**What is asked**
Look at the data below and print exactly the lines from its first line through the line with "const bigYTicks = [0, 0.5, 1.0];"; the pictures stay out of the copy.

★ ★ ★ ★ ★

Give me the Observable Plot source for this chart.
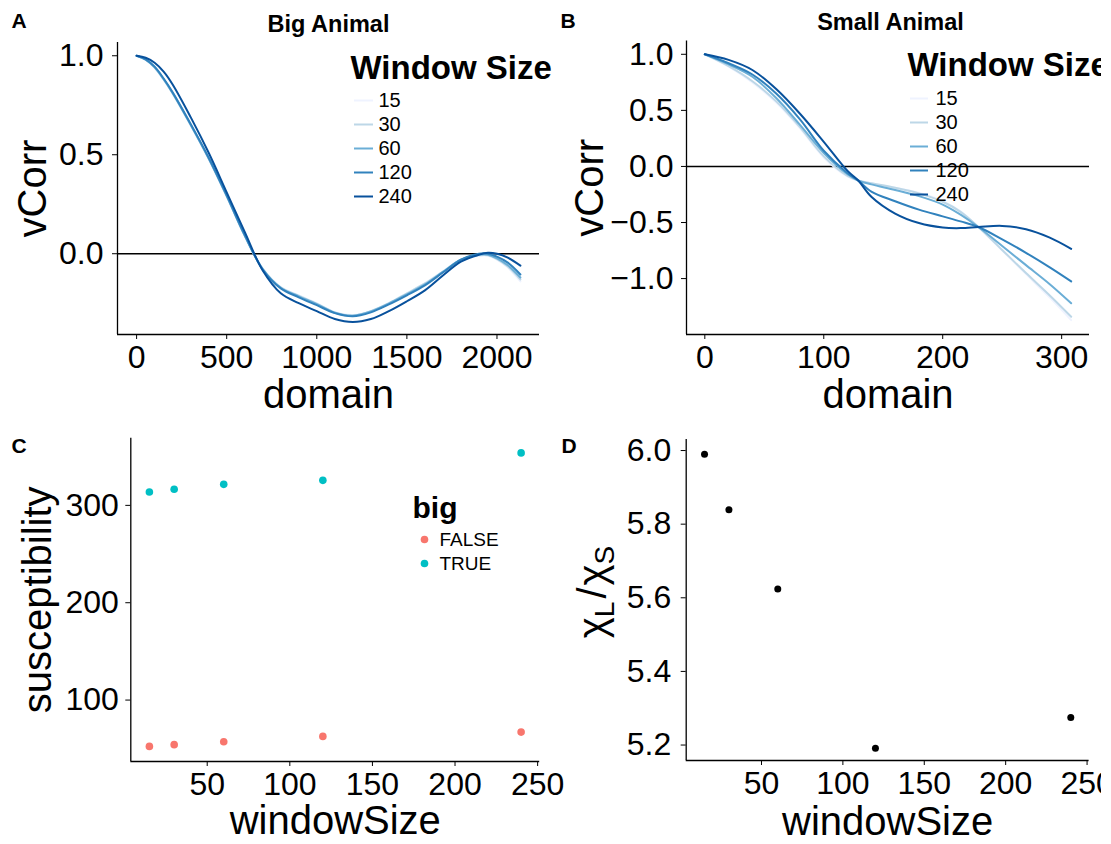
<!DOCTYPE html>
<html>
<head>
<meta charset="utf-8">
<script src="https://cdn.jsdelivr.net/npm/d3@7"></script>
<script src="https://cdn.jsdelivr.net/npm/@observablehq/plot@0.6"></script>
<style>
  html, body { margin: 0; padding: 0; background: #fff; }
  #figure { position: relative; width: 1101px; height: 844px; overflow: hidden; }
  .cell { position: absolute; }
  .cell svg { display: block; overflow: visible; max-width: none; background: transparent; }
</style>
</head>
<body>
<div id="figure"></div>
<script>
// ---- shared ----
const windowSizes = [15, 30, 60, 120, 240];
const windowColors = ["#eff3ff", "#bdd7e7", "#6baed6", "#3182bd", "#08519c"];

// ---- panel A: big animal, velocity correlation vs domain ----
const bigDomain = [0, 50, 100, 150, 200, 300, 400, 500, 600, 700, 800, 900, 1000, 1100, 1200, 1300, 1400, 1500, 1600, 1700, 1800, 1900, 1950, 2000, 2060, 2130];
const bigCorr15  = [1.0, 0.98, 0.94, 0.88, 0.81, 0.65, 0.48, 0.29, 0.09, -0.075, -0.17, -0.21, -0.25, -0.295, -0.31, -0.29, -0.25, -0.20, -0.15, -0.09, -0.03, -0.01, -0.01, -0.03, -0.07, -0.14];
const bigCorr30  = [1.0, 0.98, 0.94, 0.88, 0.81, 0.65, 0.48, 0.29, 0.09, -0.076, -0.17, -0.212, -0.252, -0.297, -0.312, -0.29, -0.25, -0.20, -0.15, -0.09, -0.03, -0.008, -0.008, -0.027, -0.065, -0.13];
const bigCorr60  = [1.0, 0.981, 0.942, 0.882, 0.812, 0.652, 0.482, 0.292, 0.092, -0.078, -0.172, -0.215, -0.255, -0.298, -0.313, -0.292, -0.252, -0.205, -0.155, -0.092, -0.03, -0.005, -0.005, -0.023, -0.058, -0.12];
const bigCorr120 = [1.0, 0.982, 0.945, 0.885, 0.815, 0.655, 0.485, 0.295, 0.095, -0.08, -0.175, -0.22, -0.26, -0.30, -0.316, -0.296, -0.256, -0.21, -0.16, -0.095, -0.03, 0.0, 0.0, -0.015, -0.045, -0.105];
const bigCorr240 = [1.0, 0.99, 0.965, 0.92, 0.855, 0.69, 0.51, 0.31, 0.11, -0.085, -0.20, -0.25, -0.29, -0.33, -0.345, -0.33, -0.29, -0.24, -0.185, -0.11, -0.04, -0.005, 0.005, 0.0, -0.02, -0.06];
const bigXTicks = [0, 500, 1000, 1500, 2000];
const bigYTicks = [0, 0.5, 1.0];

// ---- panel B: small animal, velocity correlation vs domain ----
const smallDomain = [0, 20, 40, 60, 80, 100, 120, 129, 140, 160, 180, 200, 215, 230, 250, 270, 290, 308];
const smallCorr15  = [1.0, 0.89, 0.75, 0.57, 0.34, 0.08, -0.09, -0.125, -0.15, -0.19, -0.235, -0.31, -0.40, -0.54, -0.75, -0.96, -1.17, -1.37];
const smallCorr30  = [1.0, 0.895, 0.76, 0.58, 0.35, 0.09, -0.085, -0.125, -0.15, -0.19, -0.24, -0.315, -0.405, -0.54, -0.745, -0.95, -1.15, -1.34];
const smallCorr60  = [1.0, 0.91, 0.80, 0.61, 0.37, 0.12, -0.07, -0.125, -0.16, -0.21, -0.265, -0.34, -0.43, -0.54, -0.71, -0.88, -1.05, -1.22];
const smallCorr120 = [1.0, 0.92, 0.82, 0.65, 0.42, 0.14, -0.06, -0.125, -0.225, -0.31, -0.385, -0.445, -0.49, -0.54, -0.65, -0.77, -0.90, -1.025];
const smallCorr240 = [1.0, 0.95, 0.86, 0.69, 0.47, 0.22, -0.04, -0.125, -0.27, -0.42, -0.505, -0.545, -0.55, -0.54, -0.53, -0.56, -0.635, -0.735];
const smallXTicks = [0, 100, 200, 300];
const smallYTicks = [-1.0, -0.5, 0, 0.5, 1.0];

// ---- panel C: susceptibility vs window size ----
const bigGroups = ["FALSE", "TRUE"];
const bigGroupColors = ["#F8766D", "#00BFC4"];
const susceptibilitySmall = [52.4, 54.2, 57.2, 62.7, 67.1];
const susceptibilityBig = [313.7, 316.5, 321.6, 325.7, 353.9];
const suscYTicks = [100, 200, 300];

// ---- panel D: ratio of susceptibilities vs window size ----
const susceptibilityRatio = [5.99, 5.839, 5.624, 5.191, 5.275];
const ratioYTicks = [5.2, 5.4, 5.6, 5.8, 6.0];
const windowXTicks = [50, 100, 150, 200, 250];

// ---- helpers ----
const FONT = "'Liberation Sans', Arial, Helvetica, sans-serif";
const fig = document.getElementById("figure");
const baseStyle = {fontFamily: FONT, background: "transparent", overflow: "visible", maxWidth: "none", color: "black"};
const fmt1 = d => d.toFixed(1).replace("-", "\u2212");
const fmtInt = d => String(d);
const ident = d => d;

function place(node, left, top) {
  const div = document.createElement("div");
  div.className = "cell";
  div.style.left = left + "px";
  div.style.top = top + "px";
  div.appendChild(node);
  fig.appendChild(div);
  return node;
}

function longTable(xs, series) {
  return series.flatMap(([w, ys]) => xs.map((x, i) => ({domain: x, vCorr: ys[i], window: w})));
}

function axes({xDomain, yDomain, xTicks, yTicks, xFormat, yFormat, yPad}) {
  return [
    Plot.ruleX([xDomain[0]], {stroke: "black", strokeWidth: 1.3}),
    Plot.ruleY([yDomain[0]], {stroke: "black", strokeWidth: 1.3}),
    Plot.axisX({ticks: xTicks, tickFormat: xFormat, tickSize: 5, tickPadding: 6, fontSize: 32, label: null}),
    Plot.axisY({ticks: yTicks, tickFormat: yFormat, tickSize: 5, tickPadding: yPad, fontSize: 32, label: null})
  ];
}

function titleMarks({tag, tagDx, tagDy, title, titleDx, titleDy, xLabel, xLabelDy, yLabel, yLabelDx, yLabelDy = 0}) {
  const marks = [
    Plot.text([tag], {text: ident, frameAnchor: "top-left", textAnchor: "start", lineAnchor: "bottom", dx: tagDx, dy: tagDy, fontSize: 21, fontWeight: "bold"}),
    Plot.text([xLabel], {text: ident, frameAnchor: "bottom", textAnchor: "middle", lineAnchor: "bottom", dy: xLabelDy, fontSize: 40}),
    Plot.text([yLabel], {text: ident, frameAnchor: "left", textAnchor: "middle", lineAnchor: "bottom", rotate: -90, dx: yLabelDx, dy: yLabelDy, fontSize: 40})
  ];
  if (title) marks.push(Plot.text([title], {text: ident, frameAnchor: "top", textAnchor: "middle", lineAnchor: "bottom", dx: titleDx, dy: titleDy, fontSize: 23.5, fontWeight: "bold"}));
  return marks;
}

function windowLegend({left, top, titleDx, titleBaseline, x0, x1, labelDx, y0, y1}) {
  return place(Plot.plot({
    width: 230, height: 165, margin: 0,
    style: baseStyle,
    x: {domain: [0, 1], range: [x0, x1], axis: null},
    y: {type: "point", domain: windowSizes, range: [y0, y1], padding: 0, axis: null},
    color: {type: "ordinal", domain: windowSizes, range: windowColors},
    marks: [
      Plot.text(["Window Size"], {text: ident, frameAnchor: "top-left", textAnchor: "start", lineAnchor: "bottom", dx: titleDx, dy: titleBaseline, fontSize: 33, fontWeight: "bold"}),
      Plot.ruleY(windowSizes, {y: ident, x1: 0, x2: 1, stroke: ident, strokeWidth: 2}),
      Plot.text(windowSizes, {y: ident, x: 1, dx: labelDx, text: d => String(d), textAnchor: "start", fontSize: 20})
    ]
  }), left, top);
}

// ---- panel A ----
const bigRows = longTable(bigDomain, [[15, bigCorr15], [30, bigCorr30], [60, bigCorr60], [120, bigCorr120], [240, bigCorr240]]);
const aX = [-106, 2236], aY = [-0.408, 1.067];
place(Plot.plot({
  width: 555, height: 420,
  marginLeft: 117, marginRight: 16, marginTop: 42, marginBottom: 86,
  style: baseStyle,
  x: {domain: aX},
  y: {domain: aY},
  color: {type: "ordinal", domain: windowSizes, range: windowColors},
  marks: [
    Plot.ruleY([0], {stroke: "black", strokeWidth: 1.4}),
    Plot.line(bigRows, {x: "domain", y: "vCorr", z: "window", stroke: "window", strokeWidth: 2, curve: "catmull-rom"}),
    ...axes({xDomain: aX, yDomain: aY, xTicks: bigXTicks, yTicks: bigYTicks, xFormat: fmtInt, yFormat: fmt1, yPad: 9}),
    ...titleMarks({tag: "A", tagDx: -106, tagDy: -15, title: "Big Animal", titleDx: 0, titleDy: -11,
      xLabel: "domain", xLabelDy: 73, yLabel: "vCorr", yLabelDx: -72})
  ]
}), 0, 0);

// ---- panel B ----
const smallRows = longTable(smallDomain, [[15, smallCorr15], [30, smallCorr30], [60, smallCorr60], [120, smallCorr120], [240, smallCorr240]]);
const bX = [-15.4, 323.4], bY = [-1.4985, 1.1185];
place(Plot.plot({
  width: 546, height: 420,
  marginLeft: 131, marginRight: 12, marginTop: 40.5, marginBottom: 86,
  style: baseStyle,
  x: {domain: bX},
  y: {domain: bY},
  color: {type: "ordinal", domain: windowSizes, range: windowColors},
  marks: [
    Plot.ruleY([0], {stroke: "black", strokeWidth: 1.4}),
    Plot.line(smallRows, {x: "domain", y: "vCorr", z: "window", stroke: "window", strokeWidth: 2, curve: "catmull-rom"}),
    ...axes({xDomain: bX, yDomain: bY, xTicks: smallXTicks, yTicks: smallYTicks, xFormat: fmtInt, yFormat: fmt1, yPad: 8}),
    ...titleMarks({tag: "B", tagDx: -126, tagDy: -13.5, title: "Small Animal", titleDx: 2.5, titleDy: -11.5,
      xLabel: "domain", xLabelDy: 73, yLabel: "vCorr", yLabelDx: -84})
  ]
}), 555, 0);

windowLegend({left: 350, top: 50, titleDx: 0, titleBaseline: 28, x0: 4, x1: 23, labelDx: 5, y0: 49, y1: 147});
windowLegend({left: 905, top: 50, titleDx: 2, titleBaseline: 25, x0: 5, x1: 23, labelDx: 7, y0: 47, y1: 145});

// ---- panel C ----
const suscRows = [
  ...windowSizes.map((w, i) => ({windowSize: w, susceptibility: susceptibilitySmall[i], big: "FALSE"})),
  ...windowSizes.map((w, i) => ({windowSize: w, susceptibility: susceptibilityBig[i], big: "TRUE"}))
];
const cX = [3.75, 251.25], cY = [36.9, 369];
place(Plot.plot({
  width: 555, height: 424,
  marginLeft: 130.3, marginRight: 15.8, marginTop: 17.7, marginBottom: 83,
  style: baseStyle,
  x: {domain: cX},
  y: {domain: cY},
  color: {type: "ordinal", domain: bigGroups, range: bigGroupColors},
  marks: [
    Plot.dot(suscRows, {x: "windowSize", y: "susceptibility", fill: "big", r: 3.8}),
    ...axes({xDomain: cX, yDomain: cY, xTicks: windowXTicks, yTicks: suscYTicks, xFormat: fmtInt, yFormat: fmtInt, yPad: 7}),
    ...titleMarks({tag: "C", tagDx: -119.3, tagDy: 14.3, xLabel: "windowSize", xLabelDy: 72.5,
      yLabel: "susceptibility", yLabelDx: -80.3})
  ]
}), 0, 420);

// legend for panel C
place(Plot.plot({
  width: 130, height: 90, margin: 0,
  style: baseStyle,
  x: {domain: [0, 1], range: [19, 33], axis: null},
  y: {type: "point", domain: bigGroups, range: [49, 73.5], padding: 0, axis: null},
  color: {type: "ordinal", domain: bigGroups, range: bigGroupColors},
  marks: [
    Plot.text(["big"], {text: ident, frameAnchor: "top-left", textAnchor: "start", lineAnchor: "bottom", dx: 7, dy: 27, fontSize: 30, fontWeight: "bold"}),
    Plot.dot(bigGroups, {x: 0, y: ident, fill: ident, r: 3.8}),
    Plot.text(bigGroups, {x: 1, y: ident, text: ident, textAnchor: "start", dx: 1, fontSize: 19})
  ]
}), 405, 490);

// ---- panel D ----
const ratioRows = windowSizes.map((w, i) => ({windowSize: w, ratio: susceptibilityRatio[i]}));
const ratioLabel = "\u03C7L/\u03C7S";
const dX = [3.75, 251.25], dY = [5.158, 6.03];
const plotD = place(Plot.plot({
  width: 546, height: 424,
  marginLeft: 130.7, marginRight: 12.4, marginTop: 19, marginBottom: 84,
  style: baseStyle,
  x: {domain: dX},
  y: {domain: dY},
  marks: [
    Plot.dot(ratioRows, {x: "windowSize", y: "ratio", fill: "black", r: 3.5}),
    ...axes({xDomain: dX, yDomain: dY, xTicks: windowXTicks, yTicks: ratioYTicks, xFormat: fmtInt, yFormat: fmt1, yPad: 10}),
    ...titleMarks({tag: "D", tagDx: -124.7, tagDy: 13, xLabel: "windowSize", xLabelDy: 74.5,
      yLabel: ratioLabel, yLabelDx: -80.7, yLabelDy: -8})
  ]
}), 555, 420);

// typeset the ratio label with subscripts: chi_L / chi_S
d3.select(plotD).selectAll("text")
  .filter(function () { return this.textContent === ratioLabel; })
  .each(function () {
    const t = d3.select(this);
    t.text(null);
    t.append("tspan").text("\u03C7");
    t.append("tspan").attr("font-size", 28).attr("dy", 8).text("L");
    t.append("tspan").attr("dy", -8).attr("dx", 3).text("/");
    t.append("tspan").attr("dx", 2).text("\u03C7");
    t.append("tspan").attr("font-size", 28).attr("dy", 8).text("S");
  });
</script>
</body>
</html>
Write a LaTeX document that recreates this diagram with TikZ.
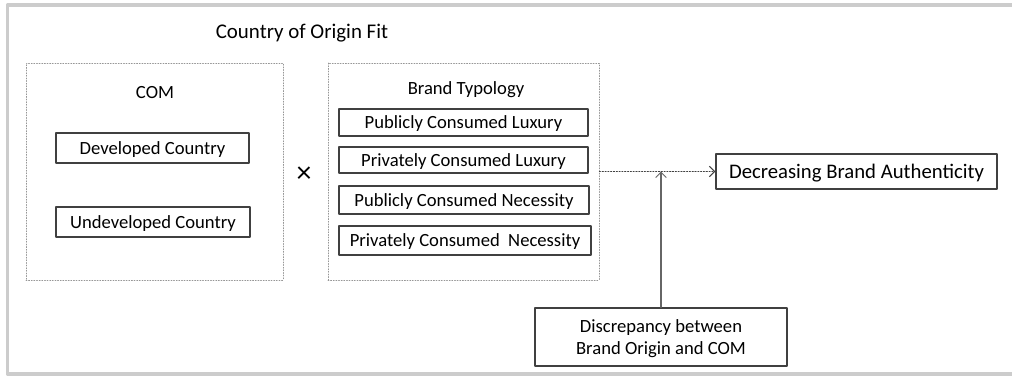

★ ★ ★ ★ ★

**Solved problem**
Give me the Observable Plot source for this chart.
<!DOCTYPE html>
<html>
<head>
<meta charset="utf-8">
<script src="https://cdn.jsdelivr.net/npm/d3@7"></script>
<script src="https://cdn.jsdelivr.net/npm/@observablehq/plot@0.6"></script>
<style>
  html, body { margin: 0; padding: 0; background: #fff; }
  #figure { position: relative; width: 1101px; height: 844px; overflow: hidden; }
  .cell { position: absolute; }
  .cell svg { display: block; overflow: visible; max-width: none; background: transparent; }
</style>
</head>
<body>
<div id="figure"></div>
<script>
// ---- shared ----
const windowSizes = [15, 30, 60, 120, 240];
const windowColors = ["#eff3ff", "#bdd7e7", "#6baed6", "#3182bd", "#08519c"];

// ---- panel A: big animal, velocity correlation vs domain ----
const bigDomain = [0, 50, 100, 150, 200, 300, 400, 500, 600, 700, 800, 900, 1000, 1100, 1200, 1300, 1400, 1500, 1600, 1700, 1800, 1900, 1950, 2000, 2060, 2130];
const bigCorr15  = [1.0, 0.98, 0.94, 0.88, 0.81, 0.65, 0.48, 0.29, 0.09, -0.075, -0.17, -0.21, -0.25, -0.295, -0.31, -0.29, -0.25, -0.20, -0.15, -0.09, -0.03, -0.01, -0.01, -0.03, -0.07, -0.14];
const bigCorr30  = [1.0, 0.98, 0.94, 0.88, 0.81, 0.65, 0.48, 0.29, 0.09, -0.076, -0.17, -0.212, -0.252, -0.297, -0.312, -0.29, -0.25, -0.20, -0.15, -0.09, -0.03, -0.008, -0.008, -0.027, -0.065, -0.13];
const bigCorr60  = [1.0, 0.981, 0.942, 0.882, 0.812, 0.652, 0.482, 0.292, 0.092, -0.078, -0.172, -0.215, -0.255, -0.298, -0.313, -0.292, -0.252, -0.205, -0.155, -0.092, -0.03, -0.005, -0.005, -0.023, -0.058, -0.12];
const bigCorr120 = [1.0, 0.982, 0.945, 0.885, 0.815, 0.655, 0.485, 0.295, 0.095, -0.08, -0.175, -0.22, -0.26, -0.30, -0.316, -0.296, -0.256, -0.21, -0.16, -0.095, -0.03, 0.0, 0.0, -0.015, -0.045, -0.105];
const bigCorr240 = [1.0, 0.99, 0.965, 0.92, 0.855, 0.69, 0.51, 0.31, 0.11, -0.085, -0.20, -0.25, -0.29, -0.33, -0.345, -0.33, -0.29, -0.24, -0.185, -0.11, -0.04, -0.005, 0.005, 0.0, -0.02, -0.06];
const bigXTicks = [0, 500, 1000, 1500, 2000];
const bigYTicks = [0, 0.5, 1.0];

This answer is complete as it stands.